Given entries:
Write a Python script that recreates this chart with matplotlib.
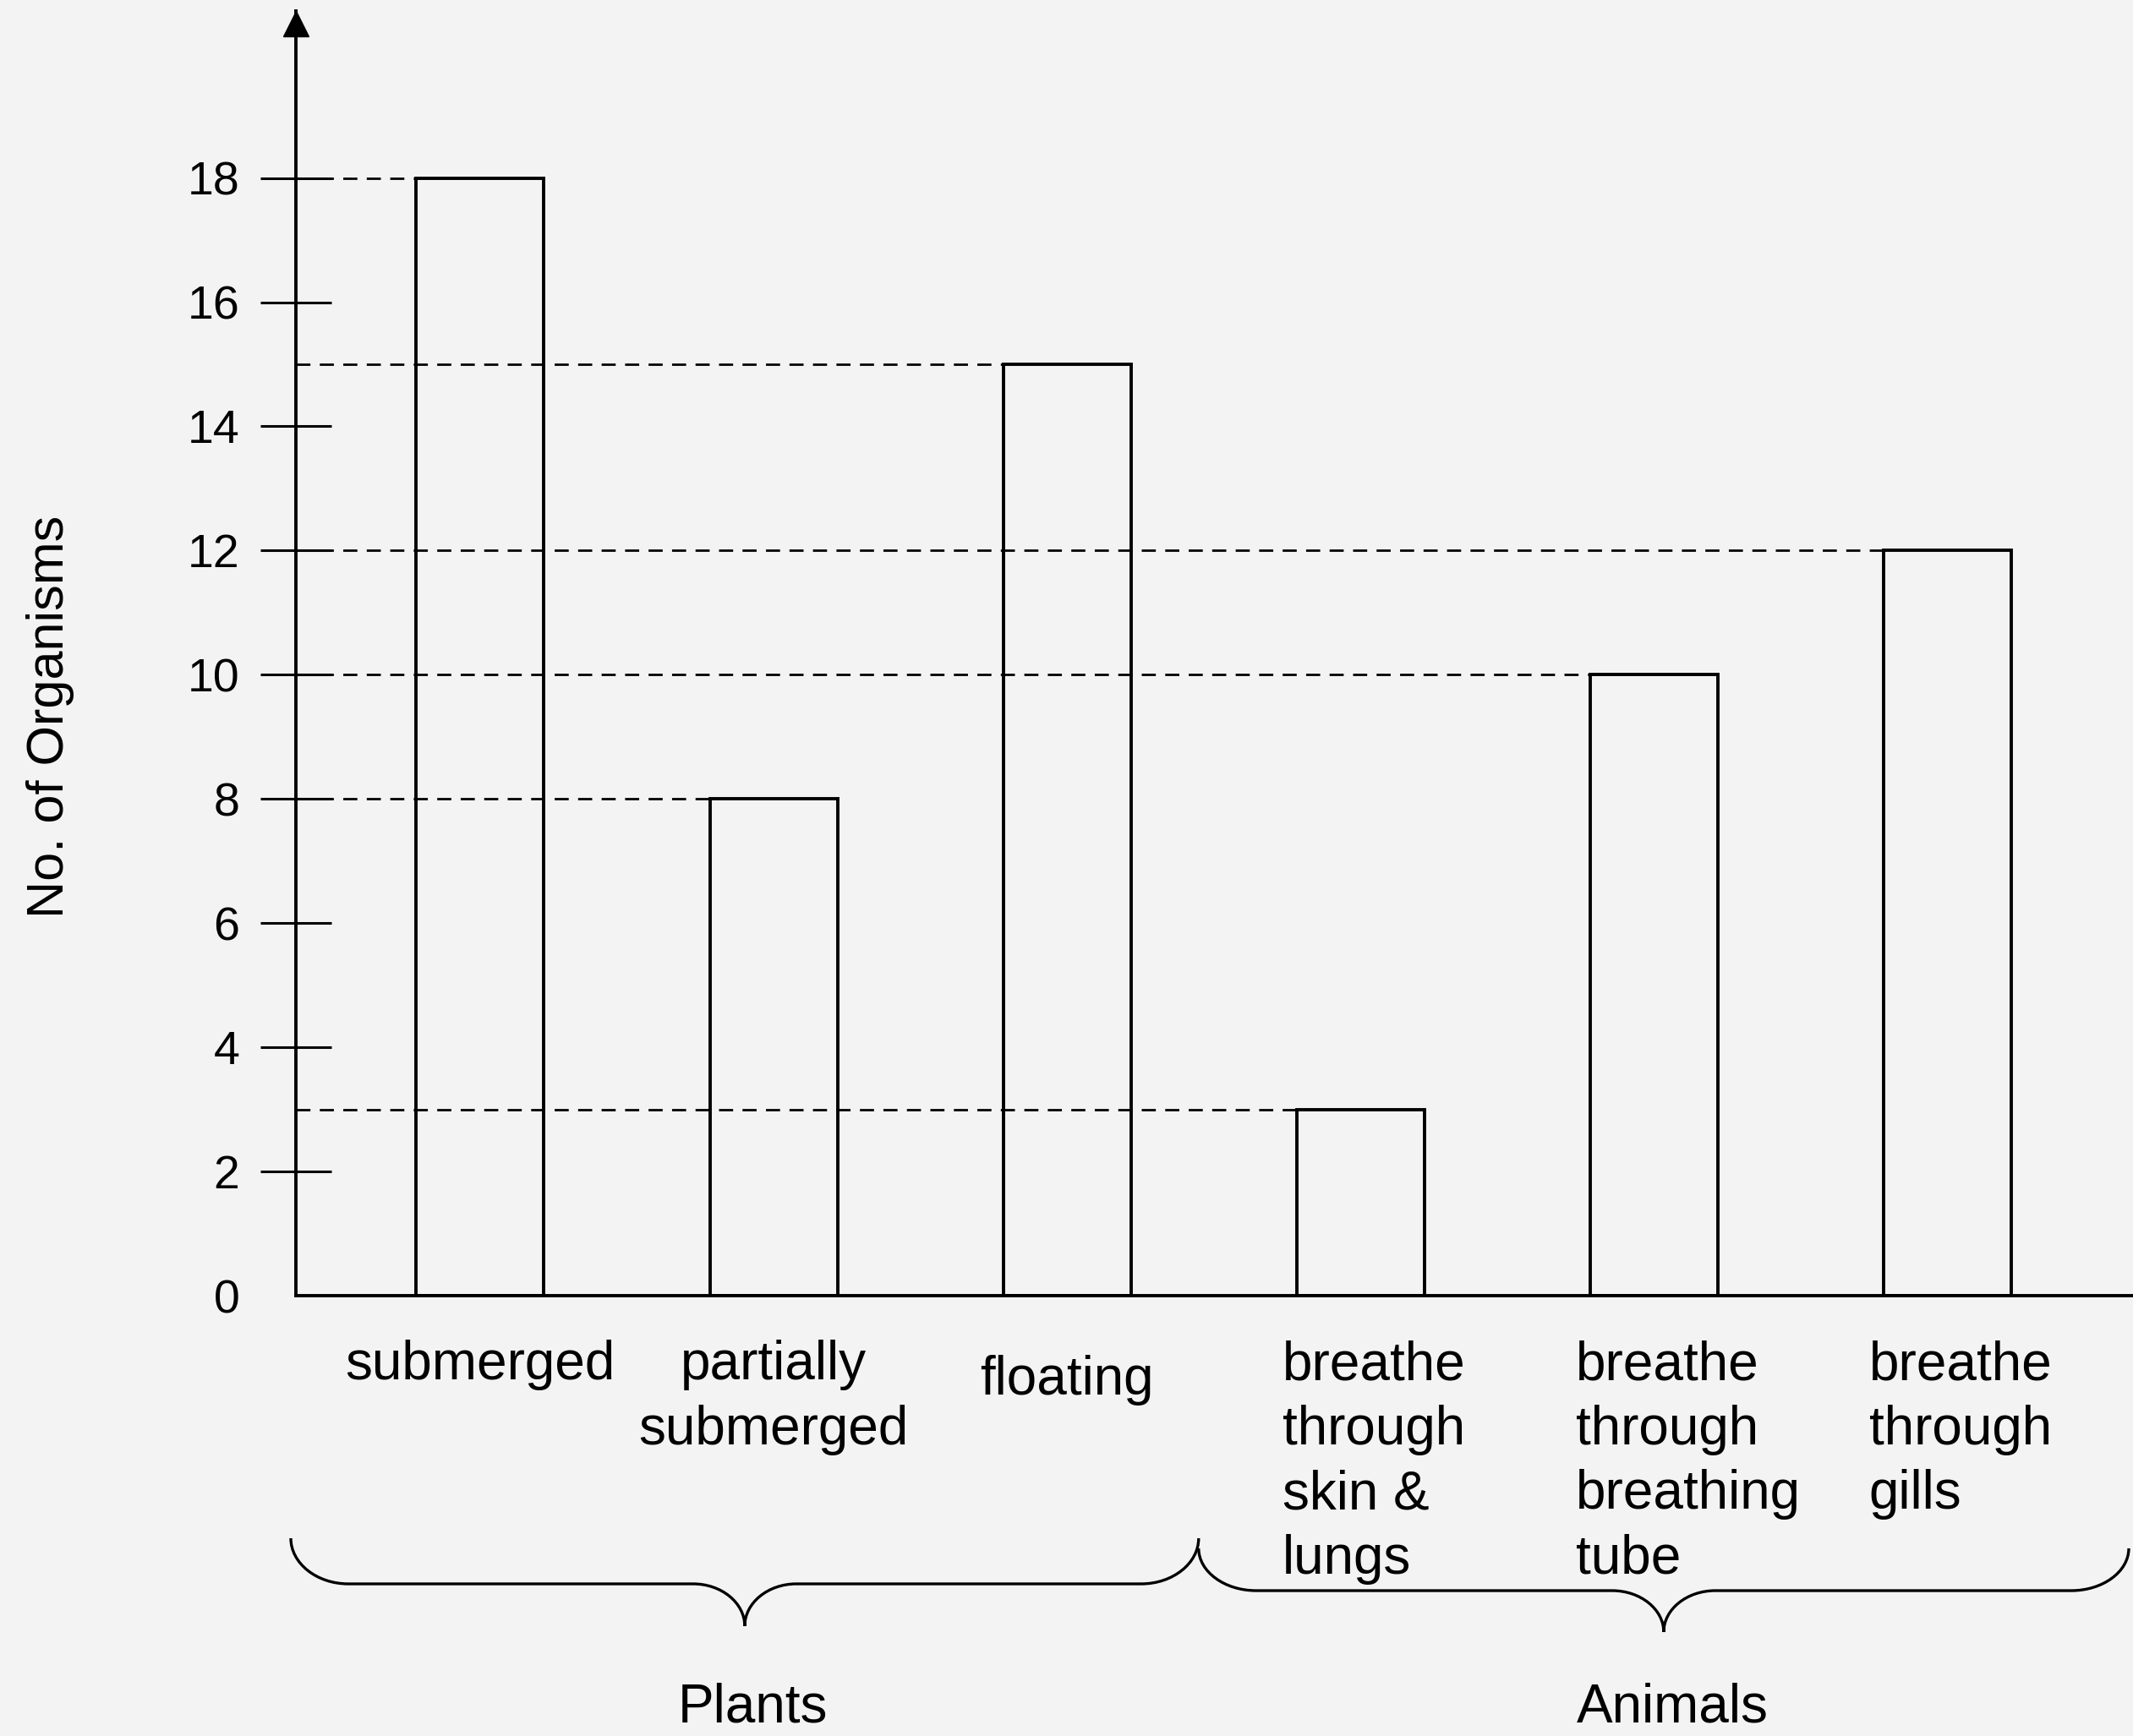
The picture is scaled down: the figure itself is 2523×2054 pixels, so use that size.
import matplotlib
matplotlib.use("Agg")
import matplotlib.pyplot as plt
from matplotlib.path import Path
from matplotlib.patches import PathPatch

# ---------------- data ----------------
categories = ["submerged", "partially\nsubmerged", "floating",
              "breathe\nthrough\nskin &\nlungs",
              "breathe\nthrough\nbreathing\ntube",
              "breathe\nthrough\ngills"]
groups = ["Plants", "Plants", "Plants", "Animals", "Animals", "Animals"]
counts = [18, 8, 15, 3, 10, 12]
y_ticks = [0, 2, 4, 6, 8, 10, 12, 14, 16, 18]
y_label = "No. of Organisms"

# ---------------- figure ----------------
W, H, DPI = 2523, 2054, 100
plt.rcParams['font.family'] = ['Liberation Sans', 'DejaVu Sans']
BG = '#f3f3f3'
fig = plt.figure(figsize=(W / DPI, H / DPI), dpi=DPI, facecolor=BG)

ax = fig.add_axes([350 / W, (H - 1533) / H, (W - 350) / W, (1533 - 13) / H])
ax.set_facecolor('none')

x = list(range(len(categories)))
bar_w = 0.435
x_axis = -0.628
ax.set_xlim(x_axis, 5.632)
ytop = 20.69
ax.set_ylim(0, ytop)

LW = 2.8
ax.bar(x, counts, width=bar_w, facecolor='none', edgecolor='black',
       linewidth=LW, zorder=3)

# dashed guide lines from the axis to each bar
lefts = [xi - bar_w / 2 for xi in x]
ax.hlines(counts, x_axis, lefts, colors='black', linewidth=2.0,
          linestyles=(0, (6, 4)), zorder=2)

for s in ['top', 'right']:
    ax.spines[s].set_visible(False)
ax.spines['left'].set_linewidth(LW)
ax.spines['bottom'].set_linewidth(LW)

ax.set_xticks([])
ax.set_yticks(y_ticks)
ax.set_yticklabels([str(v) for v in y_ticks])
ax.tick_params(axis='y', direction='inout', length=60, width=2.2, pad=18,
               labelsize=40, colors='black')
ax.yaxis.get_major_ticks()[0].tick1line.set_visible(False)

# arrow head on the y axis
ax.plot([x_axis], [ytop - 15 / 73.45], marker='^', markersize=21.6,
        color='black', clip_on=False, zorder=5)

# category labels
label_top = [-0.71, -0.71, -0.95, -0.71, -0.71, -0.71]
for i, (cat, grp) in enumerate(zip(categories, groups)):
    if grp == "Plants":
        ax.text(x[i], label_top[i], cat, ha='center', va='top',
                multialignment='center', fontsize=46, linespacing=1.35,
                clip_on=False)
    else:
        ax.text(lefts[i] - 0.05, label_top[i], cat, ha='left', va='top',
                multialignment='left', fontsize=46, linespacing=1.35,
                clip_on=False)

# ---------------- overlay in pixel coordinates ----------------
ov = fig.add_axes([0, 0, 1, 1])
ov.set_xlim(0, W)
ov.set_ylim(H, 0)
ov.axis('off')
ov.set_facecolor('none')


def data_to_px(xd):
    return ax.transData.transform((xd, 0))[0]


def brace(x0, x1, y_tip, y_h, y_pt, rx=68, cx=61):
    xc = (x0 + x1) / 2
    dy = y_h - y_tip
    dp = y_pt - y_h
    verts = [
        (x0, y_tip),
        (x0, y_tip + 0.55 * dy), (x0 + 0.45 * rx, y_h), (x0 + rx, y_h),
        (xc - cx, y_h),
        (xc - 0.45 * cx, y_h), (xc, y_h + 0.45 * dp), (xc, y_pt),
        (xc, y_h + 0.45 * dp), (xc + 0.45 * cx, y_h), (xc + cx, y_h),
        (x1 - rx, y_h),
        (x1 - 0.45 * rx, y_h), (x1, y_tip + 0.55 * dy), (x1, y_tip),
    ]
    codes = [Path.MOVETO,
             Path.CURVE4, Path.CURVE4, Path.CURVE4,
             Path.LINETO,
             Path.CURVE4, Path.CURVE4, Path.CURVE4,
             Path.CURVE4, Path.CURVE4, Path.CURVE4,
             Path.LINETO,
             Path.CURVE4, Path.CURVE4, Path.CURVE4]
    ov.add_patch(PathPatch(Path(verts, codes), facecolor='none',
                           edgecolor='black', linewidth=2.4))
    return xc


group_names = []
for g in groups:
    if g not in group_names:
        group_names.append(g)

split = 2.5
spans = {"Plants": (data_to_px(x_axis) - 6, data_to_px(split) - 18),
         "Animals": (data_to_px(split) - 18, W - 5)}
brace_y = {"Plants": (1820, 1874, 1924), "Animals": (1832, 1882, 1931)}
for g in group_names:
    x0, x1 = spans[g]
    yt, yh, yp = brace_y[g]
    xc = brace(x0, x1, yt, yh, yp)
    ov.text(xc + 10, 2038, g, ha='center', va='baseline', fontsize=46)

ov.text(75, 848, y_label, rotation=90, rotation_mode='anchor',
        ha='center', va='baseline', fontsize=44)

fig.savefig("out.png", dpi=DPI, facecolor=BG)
---
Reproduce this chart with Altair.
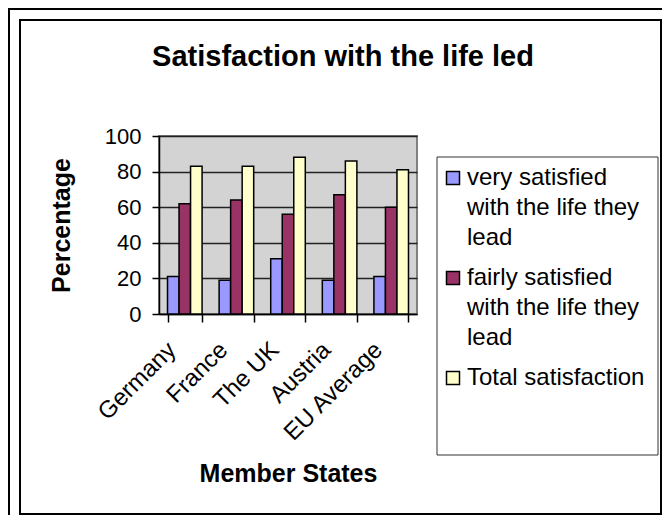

What is needed: Copy the part that starts at the line with "Write a Python" and finishes at the line with "ax.spines['bottom'].set_linewidth(LW)", both included, and nothing more. Pictures are left out.

Written reply:
Write a Python script that recreates this chart with matplotlib.
The picture is scaled down: the figure itself is 2523×2054 pixels, so use that size.
import matplotlib
matplotlib.use("Agg")
import matplotlib.pyplot as plt
from matplotlib.path import Path
from matplotlib.patches import PathPatch

# ---------------- data ----------------
categories = ["submerged", "partially\nsubmerged", "floating",
              "breathe\nthrough\nskin &\nlungs",
              "breathe\nthrough\nbreathing\ntube",
              "breathe\nthrough\ngills"]
groups = ["Plants", "Plants", "Plants", "Animals", "Animals", "Animals"]
counts = [18, 8, 15, 3, 10, 12]
y_ticks = [0, 2, 4, 6, 8, 10, 12, 14, 16, 18]
y_label = "No. of Organisms"

# ---------------- figure ----------------
W, H, DPI = 2523, 2054, 100
plt.rcParams['font.family'] = ['Liberation Sans', 'DejaVu Sans']
BG = '#f3f3f3'
fig = plt.figure(figsize=(W / DPI, H / DPI), dpi=DPI, facecolor=BG)

ax = fig.add_axes([350 / W, (H - 1533) / H, (W - 350) / W, (1533 - 13) / H])
ax.set_facecolor('none')

x = list(range(len(categories)))
bar_w = 0.435
x_axis = -0.628
ax.set_xlim(x_axis, 5.632)
ytop = 20.69
ax.set_ylim(0, ytop)

LW = 2.8
ax.bar(x, counts, width=bar_w, facecolor='none', edgecolor='black',
       linewidth=LW, zorder=3)

# dashed guide lines from the axis to each bar
lefts = [xi - bar_w / 2 for xi in x]
ax.hlines(counts, x_axis, lefts, colors='black', linewidth=2.0,
          linestyles=(0, (6, 4)), zorder=2)

for s in ['top', 'right']:
    ax.spines[s].set_visible(False)
ax.spines['left'].set_linewidth(LW)
ax.spines['bottom'].set_linewidth(LW)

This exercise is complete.